Executive Dashboard Narratives

Executives don’t struggle with a lack of dashboards. They struggle with dashboards that don’t tell them what’s actually happening or what deserves their attention. Most dashboards present a wall of charts that require interpretation, and interpretation takes time.

Executive dashboard narratives solve that problem by pairing visual data with clear, contextual explanations that highlight what changed, why it changed, and what decisions need to follow. This matters now because leaders are making more decisions under tighter time pressure, and they need clarity delivered in a format that fits how they think.

What the Use Case Is

Executive dashboard narratives layer natural‑language explanations on top of your existing dashboards.

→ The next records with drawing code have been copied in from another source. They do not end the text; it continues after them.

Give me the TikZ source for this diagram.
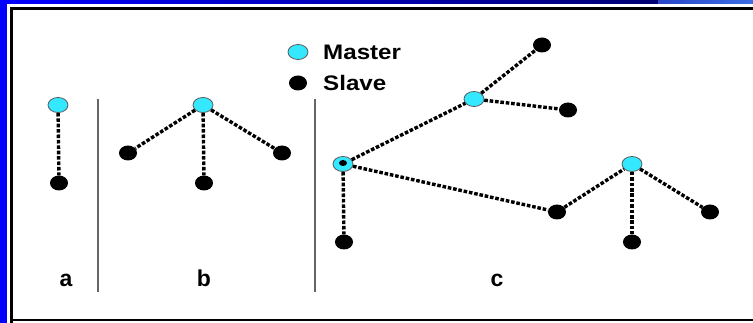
\documentclass[tikz,border=0pt]{standalone}
\usepackage{fontspec}
\setmainfont{Liberation Sans}
\usetikzlibrary{shapes.geometric}
\definecolor{mcyan}{RGB}{51,232,255}
\begin{document}
\begin{tikzpicture}[x=1pt,y=-1pt,
  master/.style={ellipse,minimum width=20pt,minimum height=15pt,inner sep=0pt,fill=mcyan,draw=black!65,line width=0.8pt},
  slave/.style={ellipse,minimum width=18pt,minimum height=15pt,inner sep=0pt,fill=black},
  link/.style={line width=3.4pt,black,dash pattern=on 3.6pt off 1.8pt},
  divider/.style={draw=black!60,line width=1.2pt},
  lab/.style={font=\bfseries\fontsize{23}{26}\selectfont,inner sep=0pt,anchor=base},
  leg/.style={font=\bfseries\fontsize{21}{24}\selectfont,inner sep=0pt,anchor=west,xscale=1.15}]
\useasboundingbox (0,0) rectangle (753,323);
\fill[white] (0,0) rectangle (753,323);
% frame
\shade[left color=blue,right color=blue!45!black] (0,0) rectangle (658,3.5);
\shade[left color={rgb,255:red,40;green,70;blue,200},right color={rgb,255:red,60;green,110;blue,230}] (658,0) rectangle (753,3.5);
\fill[blue] (0,0) rectangle (7,323);
\draw[black,line width=3pt] (11.5,323.5) -- (11.5,8.5) -- (760,8.5);
\draw[black,line width=2pt] (11.5,320) -- (760,320);
% legend
\node[master] (lm) at (298,52) {};
\node[slave] (ls) at (298,83) {};
\node[leg] (lmt) at (323,52) {Master};
\node[leg] (lst) at (323,83) {Slave};
% dividers
\coordinate (d1t) at (98,99);
\coordinate (d1b) at (98,292);
\coordinate (d2t) at (315,99);
\coordinate (d2b) at (315,292);
\draw[divider] (d1t) -- (d1b);
\draw[divider] (d2t) -- (d2b);
% a
\node[master] (ma) at (58,105) {};
\node[slave] (sa) at (59,183) {};
\draw[link] (ma) -- (sa);
% b
\node[master] (mb) at (203,105) {};
\node[slave] (sb1) at (128,153) {};
\node[slave] (sb2) at (204,183) {};
\node[slave] (sb3) at (282,153) {};
\draw[link] (mb) -- (sb1);
\draw[link] (mb) -- (sb2);
\draw[link] (mb) -- (sb3);
% c
\node[master] (mc1) at (343,164) {};
\node[ellipse,fill=black,minimum width=8pt,minimum height=6pt,inner sep=0pt] (mc1d) at (343,163) {};
\node[master] (mc2) at (474,99) {};
\node[master] (mc3) at (632,164) {};
\node[slave] (sc1) at (542,45) {};
\node[slave] (sc2) at (568,110) {};
\node[slave] (sc3) at (344,242) {};
\node[slave] (sc4) at (557,212) {};
\node[slave] (sc5) at (632,242) {};
\node[slave] (sc6) at (710,212) {};
\draw[link] (mc1) -- (mc2);
\draw[link] (mc1) -- (sc3);
\draw[link] (mc1) -- (sc4);
\draw[link] (mc2) -- (sc1);
\draw[link] (mc2) -- (sc2);
\draw[link] (sc4) -- (mc3);
\draw[link] (mc3) -- (sc5);
\draw[link] (mc3) -- (sc6);
% labels
\node[lab] (la) at (66,287) {a};
\node[lab] (lb) at (204,287) {b};
\node[lab] (lc) at (497,287) {c};
\end{tikzpicture}
\end{document}
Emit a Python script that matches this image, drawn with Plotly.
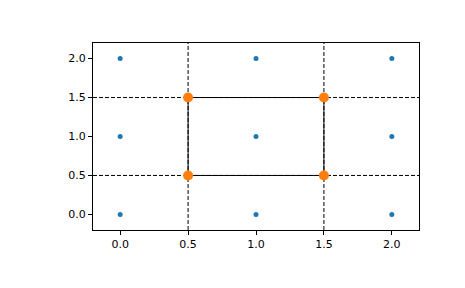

Instead of expecting leaders to interpret every chart, the system generates a concise narrative that explains performance, trends, anomalies, and risks. It fits directly into the executive workflow: weekly business reviews, board prep, monthly operating rhythms, and cross‑functional planning. The narrative becomes the connective tissue that turns a dashboard from a collection of charts into a coherent story about the business.

Why It Works

This use case works because it reduces the cognitive effort required to understand complex data. Executives don’t have time to dig through filters or compare time periods manually. Narratives surface the most important insights and provide context that charts alone can’t deliver. They improve throughput by reducing the back‑and‑forth between leaders and analysts. They strengthen decision‑making by ensuring that everyone interprets the data the same way, grounded in governed definitions. They also reduce friction in meetings because teams spend less time debating what the numbers mean and more time discussing what to do next.

What Data Is Required

You need structured KPI data from your BI warehouse or lakehouse, along with historical performance records to support trend and variance analysis. The semantic layer must include metric definitions, business logic, and relationships between data sources. Freshness depends on your operating cadence; many organizations generate narratives daily or weekly. Unstructured data can be incorporated when relevant, such as customer comments or operational notes, but only after they’ve been categorized. Integration with your dashboard platform ensures that narratives reflect the same numbers and visualizations your teams already trust.

First 30 Days

The first month focuses on identifying the dashboards that matter most to executives. You select two or three high‑impact dashboards used in weekly or monthly reviews. Data teams validate the underlying metrics, confirm historical completeness, and ensure that definitions match how the business speaks. A pilot group reviews early narratives to check for clarity, accuracy, and tone. Early wins often come from replacing manual commentary slides with automated narratives that highlight the same insights in a fraction of the time.

First 90 Days

By the three‑month mark, you expand narrative coverage to more dashboards and more functions. You refine the narrative templates based on real usage patterns, ensuring that explanations are concise and aligned with your operating language. Governance becomes more formal, with clear ownership for metric definitions and narrative logic. You integrate narratives into recurring business rhythms, such as executive reviews or cross‑functional planning sessions. Performance tracking focuses on accuracy, adoption, and reduction in manual reporting workload. Scaling patterns often include adding drill‑down narratives and linking explanations to forecasting or scenario modeling tools.

Common Pitfalls

Some organizations try to narrate every chart, which leads to bloated explanations that executives ignore. Others skip the step of validating metric definitions, resulting in narratives that conflict with how teams interpret the numbers. A common mistake is treating narratives as static text rather than dynamic explanations that evolve with the business. Some teams also fail to involve analysts early, which can create resistance because they feel the system replaces their judgment rather than supporting it.

Success Patterns

Strong implementations start with a small set of dashboards that executives already rely on. Leaders reinforce the use of narratives during business reviews, which normalizes the new workflow. Data teams maintain a clean semantic layer and refine narrative templates as the business evolves. Successful organizations also create a feedback loop where users flag unclear explanations, and analysts adjust the logic behind the narratives. In functions like finance, operations, or customer experience, teams often embed these narratives into their planning cycles, which accelerates adoption.

Executive dashboard narratives give leaders a clearer, faster path to understanding performance, helping them focus on decisions that move the business forward rather than deciphering charts.